Nunca antes na
história deste país o aparelho do Estado foi tão acintosa e despudoradamente
colocado a serviço dos interesses eleitorais dos detentores do poder. Dilma
Rousseff não consegue fazer a máquina do governo funcionar com um mínimo de
eficiência para planejar e executar os grandiosos projetos de infraestrutura
que anuncia com enorme estardalhaço. Mas como numa campanha eleitoral - no
momento, a prioridade absoluta do lulopetismo - o que vale é o marketing, o
discurso, Dilma está bem instruída e firmemente empenhada em transformar em
palanque essa imensa e inoperante máquina, e dele não pretende descer antes das
eleições presidenciais do próximo ano.
No feriado de
Finados, Dilma reuniu no Palácio da Alvorada 15 ministros que atuam nas áreas
social e de infraestrutura para puxar orelhas e exigir "agilidade" no
anúncio de novos projetos e na execução daqueles em andamento. E deixou
perfeitamente claro, para quem pudesse não estar entendendo do que se tratava,
que precisa incrementar urgentemente uma "agenda positiva" a ser
exibida em seus pronunciamentos oficiais e suas cada vez mais frequentes
viagens por todo o País.
Antes que alguém
pudesse levantar alguma suspeita maldosa sobre toda essa movimentação ter a ver
com objetivos eleitorais, coube à ministra-chefe da Casa Civil, Gleisi Hoffmann
- ela própria candidatíssima ao governo do Paraná - explicar: "Isso tem a
ver com resultado de governo. Nós estamos num momento de prestação de contas e
entregas". E acrescentou: "São várias entregas que a presidente
cobrou, que se agilizassem alguns resultados para que nós pudéssemos prestar
contas para a população". Então, está explicado.
Dá para entender
a aflição de Dilma. Uma reeleição considerada favas contadas no primeiro
semestre do ano passou a ser vista com preocupação pelos próprios petistas a
partir do instante em que os índices de popularidade da presidente despencaram
com as manifestações populares de junho e, apesar de se terem recuperado em parte,
mantêm-se ainda muito abaixo dos mais de 50% de aprovação anteriores.

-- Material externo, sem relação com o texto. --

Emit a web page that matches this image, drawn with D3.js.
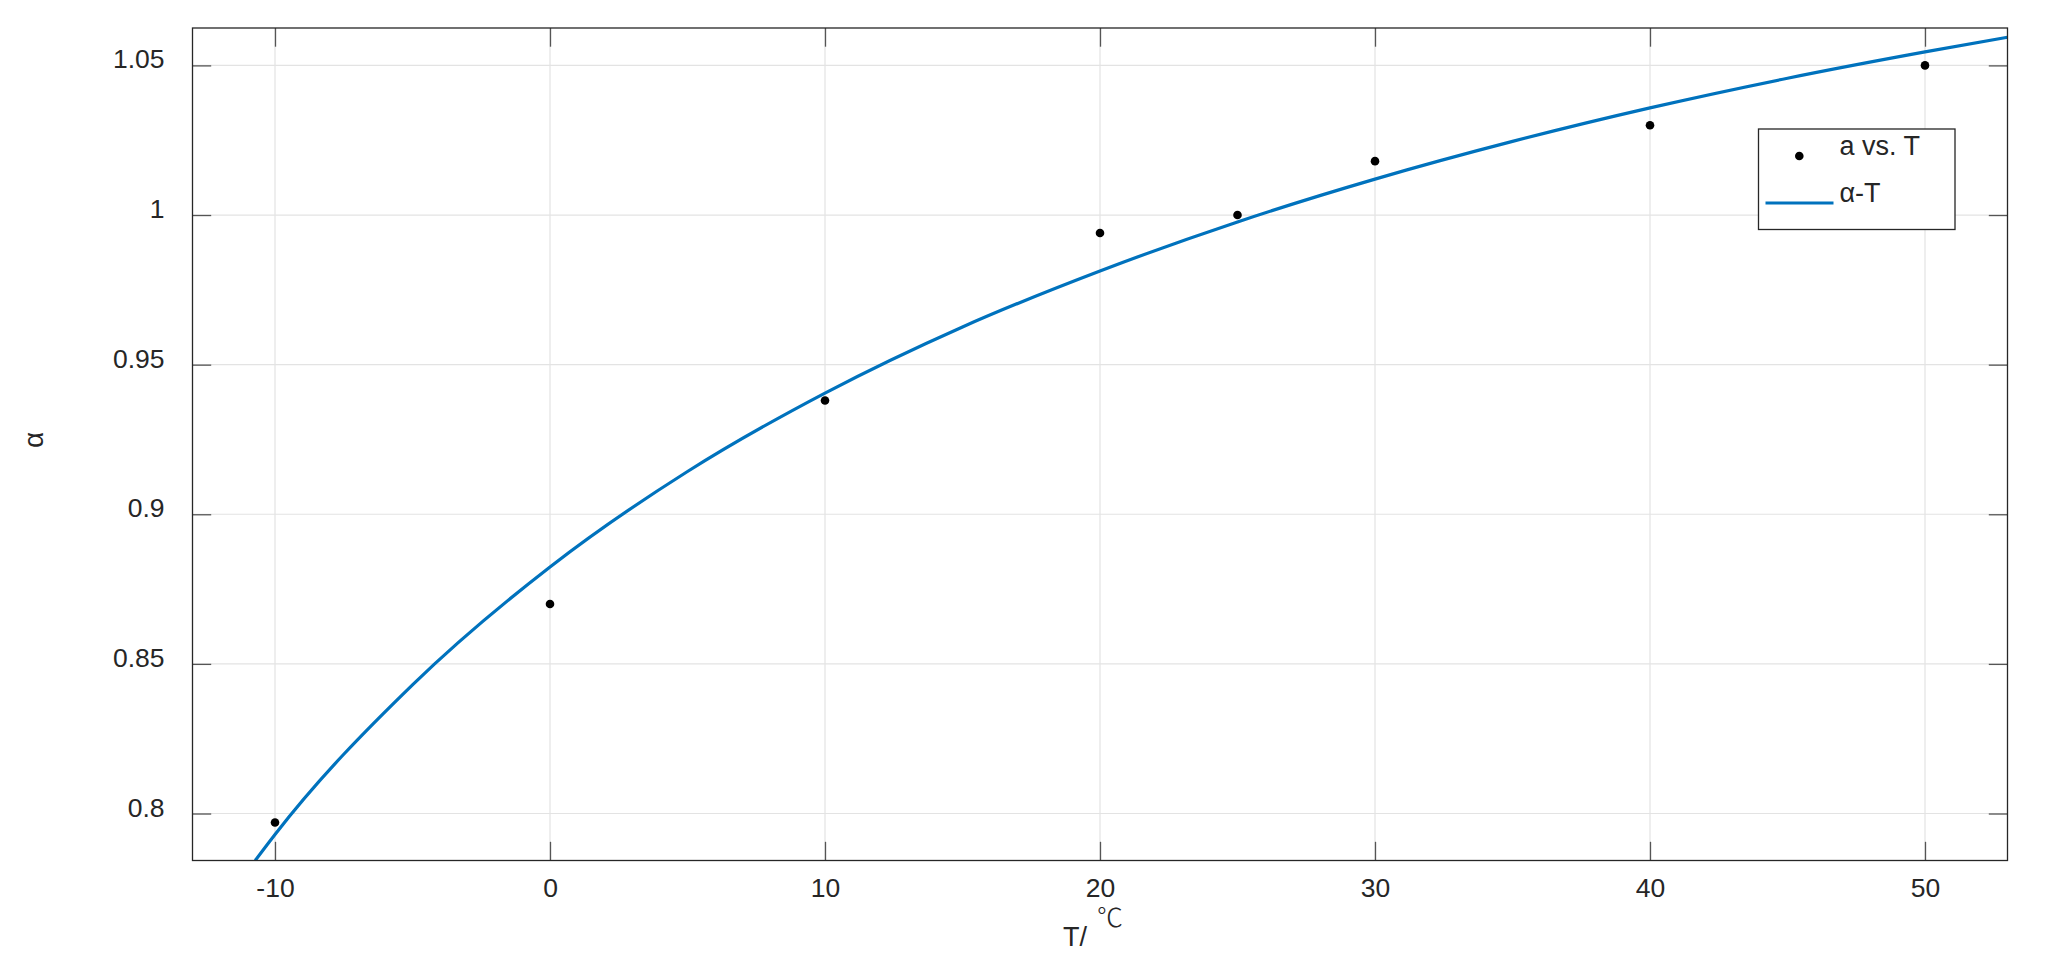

Permanecem teimosamente empacados nos 38%. Isso significa que, na melhor das
hipóteses, a se manter o quadro atual, Dilma poderá se dar por satisfeita se
conseguir levar as eleições presidenciais para o segundo turno.
Não é por outra
razão que Luiz Inácio Lula da Silva, inventor do poste que conseguiu
transformar em presidente, decidiu chamar para si a responsabilidade de
confrontar os candidatos de oposição. Mergulhou de cabeça na tarefa de fazer o
que Dilma pode ter vontade, mas não tem vocação nem carisma para fazer, apesar
de toda a máquina governamental à sua disposição: comunicar-se com a massa
popular.
Nessa linha, o
ex-presidente tem usado e abusado de seu insuperável populismo. Ele sabe que,
mais do que "prestar contas" ou "entregar" realizações de
governo, o importante é encantar os eleitores com as palavras que eles querem
ouvir, ditas de um modo que eles gostam de escutar. E nisso Lula é mestre.
Apesar de integrar hoje, movido por sua megalomania, o mais seleto jet set
internacional, Lula tem logrado preservar a imagem de "homem do
povo", sustentada por altíssimos índices de popularidade. E isso lhe
permite ignorar a lógica, o bom senso, o pudor, a civilidade e, sobretudo, a
verdade, quando deita falação sobre as maravilhosas realizações com as quais
resgatou o Brasil das mãos do "poderosos" e o transformou neste
paraíso em que automóveis e filé mignon estão ao alcance de todos.
Transformar a
máquina do governo em palanque eleitoral como Dilma Rousseff está fazendo,
portanto, é apenas uma das consequências da erosão da moralidade pública que há
mais de uma década se tem acentuado gravemente no País. Lula e o PT, é claro,
não inventaram os malfeitos no trato da coisa pública. O Brasil sempre sofreu
com a tradição paternalista e patrimonialista. Mas foi prometendo acabar com
essa pesada herança que Lula e sua turma conquistaram, ou melhor, se
apropriaram do poder. Natural, portanto, que se disponham a usar o que
consideram seu para se eternizarem onde estão.